A Brief History of Dentistry
With all of the advancements that dentistry has made, it’s hard for us to think about what dentistry must have been like before it became modernised. How did people take care of their teeth hundreds of years ago? Whom did they call if they had a toothache?
We’re very interested in the origins of our field at Coburg Dental Group, so here is a brief history of dentistry.
Before the agricultural revolution, tooth decay was very low. But 10,000 years ago spurred the growth of farming society, an event that correlated with an increase in cavities. There is evidence of dentistry as far back as 7000 BC in the Indus Valley Civilization, a Bronze Age civilisation that was in what is now northeast Afghanistan, Pakistan and northwest India. Their form of dentistry involved curing tooth related disorders with bow drills, a reliable and effective practice that we use in another form today.

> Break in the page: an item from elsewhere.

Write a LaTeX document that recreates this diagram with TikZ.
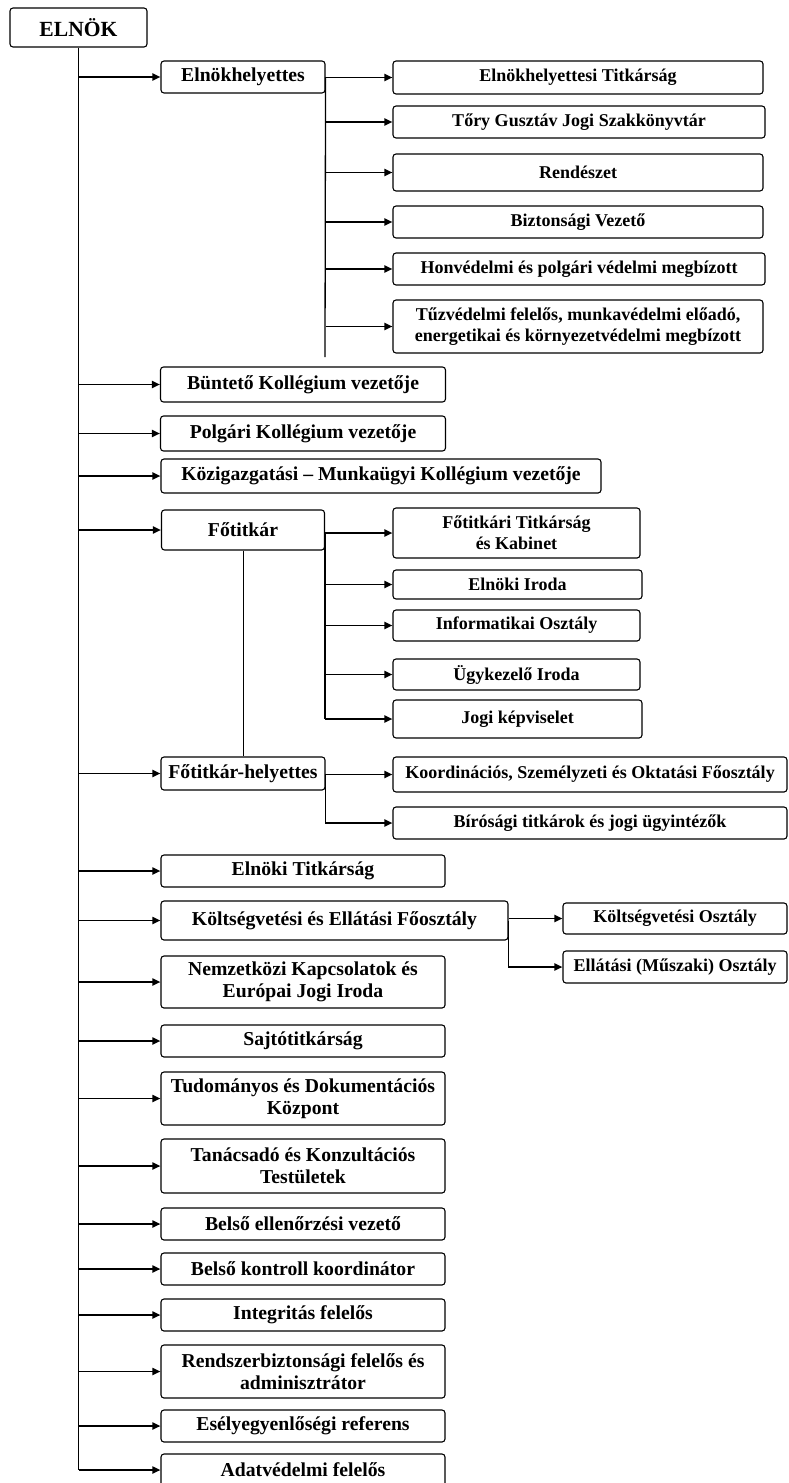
\documentclass[tikz,border=0pt]{standalone}
\usepackage{fontspec}
\setmainfont{Liberation Serif}
\usetikzlibrary{arrows.meta}

\begin{document}
\begin{tikzpicture}[x=1pt, y=-1pt,
        box/.style={draw, rounded corners=3pt, line width=1.1pt, align=center, inner sep=0pt,
            font=\fontsize{18}{21}\selectfont\bfseries},
        unitbox/.style={box, font=\fontsize{19.7}{22.5}\selectfont\bfseries},
        arr/.style={line width=1.8pt, -{Triangle[length=8pt,width=7pt]}},
        trunk/.style={line width=1.3pt},
        thinline/.style={line width=0.9pt}]
        \useasboundingbox (0,0) rectangle (788,1483);

        \node[box, minimum width=137pt, minimum height=39pt, font=\fontsize{21.6}{24}\selectfont\bfseries] (elnok) at (78.5,27.5) {ELNÖK};

        \node[unitbox, minimum width=164pt, minimum height=32pt] (ehely) at (243,77) {Elnökhelyettes};
        \node[box, minimum width=370pt, minimum height=33pt] (eh1) at (578,77.5) {Elnökhelyettesi Titkárság};
        \node[box, minimum width=372pt, minimum height=32pt] (eh2) at (579,122) {Tőry Gusztáv Jogi Szakkönyvtár};
        \node[box, minimum width=370pt, minimum height=37pt] (eh3) at (578,172.5) {Rendészet};
        \node[box, minimum width=370pt, minimum height=32pt] (eh4) at (578,222) {Biztonsági Vezető};
        \node[box, minimum width=372pt, minimum height=32pt] (eh5) at (579,269) {Honvédelmi és polgári védelmi megbízott};
        \node[box, minimum width=370pt, minimum height=53pt] (eh6) at (578,326.5) {Tűzvédelmi felelős, munkavédelmi előadó,\\energetikai és környezetvédelmi megbízott};
        \coordinate (ehend) at (325,357);

        \node[unitbox, minimum width=285pt, minimum height=35pt] (buntet) at (303,384.5) {Büntető Kollégium vezetője};
        \node[unitbox, minimum width=285pt, minimum height=35pt] (polg) at (303,433.5) {Polgári Kollégium vezetője};
        \node[unitbox, minimum width=440pt, minimum height=34pt] (kozig) at (381,476) {Közigazgatási – Munkaügyi Kollégium vezetője};

        \node[unitbox, minimum width=163pt, minimum height=40pt] (fotitk) at (243,530) {Főtitkár};
        \node[box, minimum width=247pt, minimum height=50pt] (ft1) at (516.5,533) {Főtitkári Titkárság\\és Kabinet};
        \node[box, minimum width=249pt, minimum height=29pt] (ft2) at (517.5,584.5) {Elnöki Iroda};
        \node[box, minimum width=247pt, minimum height=31pt] (ft3) at (516.5,625.5) {Informatikai Osztály};
        \node[box, minimum width=247pt, minimum height=31pt] (ft4) at (516.5,674.5) {Ügykezelő Iroda};
        \node[box, minimum width=249pt, minimum height=38pt] (ft5) at (517.5,719) {Jogi képviselet};

        \node[unitbox, minimum width=164pt, minimum height=33pt] (fhely) at (243,773.5) {Főtitkár-helyettes};
        \node[box, minimum width=394pt, minimum height=35pt] (fh1) at (590,774.5) {Koordinációs, Személyzeti és Oktatási Főosztály};
        \node[box, minimum width=394pt, minimum height=32pt] (fh2) at (590,823) {Bírósági titkárok és jogi ügyintézők};

        \node[unitbox, minimum width=284pt, minimum height=32pt] (elt) at (303,871) {Elnöki Titkárság};
        \node[unitbox, minimum width=347pt, minimum height=39pt] (kef) at (334.5,920.5) {Költségvetési és Ellátási Főosztály};
        \node[box, minimum width=224pt, minimum height=31pt] (ko) at (675,918.5) {Költségvetési Osztály};
        \node[box, minimum width=224pt, minimum height=32pt] (eo) at (675,967) {Ellátási (Műszaki) Osztály};
        \node[unitbox, minimum width=284pt, minimum height=52pt] (nemz) at (303,982) {Nemzetközi Kapcsolatok és\\Európai Jogi Iroda};
        \node[unitbox, minimum width=284pt, minimum height=32pt] (sajto) at (303,1041) {Sajtótitkárság};
        \node[unitbox, minimum width=284pt, minimum height=53pt] (tud) at (303,1098.5) {Tudományos és Dokumentációs\\Központ};
        \node[unitbox, minimum width=284pt, minimum height=54pt] (tan) at (303,1166) {Tanácsadó és Konzultációs\\Testületek};
        \node[unitbox, minimum width=284pt, minimum height=32pt] (bev) at (303,1224) {Belső ellenőrzési vezető};
        \node[unitbox, minimum width=284pt, minimum height=32pt] (bkk) at (303,1269) {Belső kontroll koordinátor};
        \node[unitbox, minimum width=284pt, minimum height=32pt] (integ) at (303,1315) {Integritás felelős};
        \node[unitbox, minimum width=284pt, minimum height=53pt] (rend) at (303,1371.5) {Rendszerbiztonsági felelős és\\adminisztrátor};
        \node[unitbox, minimum width=284pt, minimum height=32pt] (esely) at (303,1426) {Esélyegyenlőségi referens};
        \node[unitbox, minimum width=284pt, minimum height=32pt] (adat) at (303,1470) {Adatvédelmi felelős};

        \draw[trunk] (elnok.south) -- (elnok.south |- adat.west);
        \foreach \n in {ehely,buntet,polg,kozig,fotitk,fhely,elt,kef,nemz,sajto,tud,tan,bev,bkk,integ,rend,esely,adat}
            \draw[arr] (elnok.south |- \n.west) -- (\n.west);

        \draw[trunk] (ehely.east) -- (ehend);
        \foreach \n in {eh1,eh2,eh3,eh4,eh5,eh6}
            \draw[arr] (ehely.east |- \n.west) -- (\n.west);

        \draw[trunk] (fotitk.east |- ft1.west) -- (fotitk.east |- ft5.west);
        \foreach \n in {ft1,ft2,ft3,ft4,ft5}
            \draw[arr] (fotitk.east |- \n.west) -- (\n.west);
        \draw[thinline] (fotitk.south) -- (fhely.north);

        \draw[arr] (fhely.east |- fh1.west) -- (fh1.west);
        \draw[arr] (fhely.east) -- (fhely.east |- fh2.west) -- (fh2.west);

        \draw[arr] (kef.east |- ko.west) -- (ko.west);
        \draw[arr] (kef.east) -- (kef.east |- eo.west) -- (eo.west);
\end{tikzpicture}
\end{document}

The earliest known dental filling was made of beeswax and discovered in Slovenia. It is dated back 6500 years. From a Sumerian text in 5000 BC up until the 14th century AD, people all over Asia, Europe and Africa believed that tooth worms caused tooth decay.
The first recorded use of dental appliances or bridges comes from the Etruscans, a society that lived in Italy, as early as 700 BC. Ancient Greek scholars like Hippocrates and Aristotle, among their philosophies, also wrote about patterns of teeth, how to treat gum disease and decayed teeth, extracting teeth with forceps and the use of wires to stabilise loose teeth and fractured jaws.
Historically, dental extractions have been used to treat a variety of illnesses and dentistry was never a profession in itself. General physicians and barbers would usually perform dental procedures, which were often limited to extractions. They did, however, come up with some interesting instruments for this task. Guy de Chauliac invented the dental pelican in the 14th century. His invention was used to perform extractions until the late 18th century, when the pelican was replaced by the dental key, which was then replaced by modern forceps in the 20th century.
Modern dentistry began to develop between 1650 and 1800. “The father of modern dentistry” is the French surgeon Pierre Fauchard, due to his improvements of dental instruments. Fauchard reached far and wide to get it right, adapting tools from watchmakers, barbers and jewellers. He introduced dental fillings for cavities to the Western world, and realised the harmful consequences that sugar derivative acids have on the teeth. He also was a pioneer of dental prosthesis, suggesting substitutes for missing teeth like carved blocks of ivory or bone. In addition, he introduced braces, initially made of gold and waxed linen or silk threads.
British surgeon John Hunter published two very important books for the world of modern dentistry: Natural History of Human Teeth (1771) and Practical Treatise on the Diseases of the Teeth (1778). In 1763, he and London dentist James Spence worked together to theorise how tooth transplants would work. While the donated teeth never properly bonded with the patients’ gums, this was a remarkable achievement.
The 18th century brought dentistry leaps and bounds and into a profession, which first came under government regulation by the end of the 19th century with the Dentist Act in the UK in 1878. The British Dental Association formed in 1879.
Following these big steps, toothpaste was first sold in tubes in 1892, the first dental x-ray was made in 1896, and the first nylon toothbrush was made in 1938. The British NHS in 1948 made dental care much better, and it has continued to grow ever since.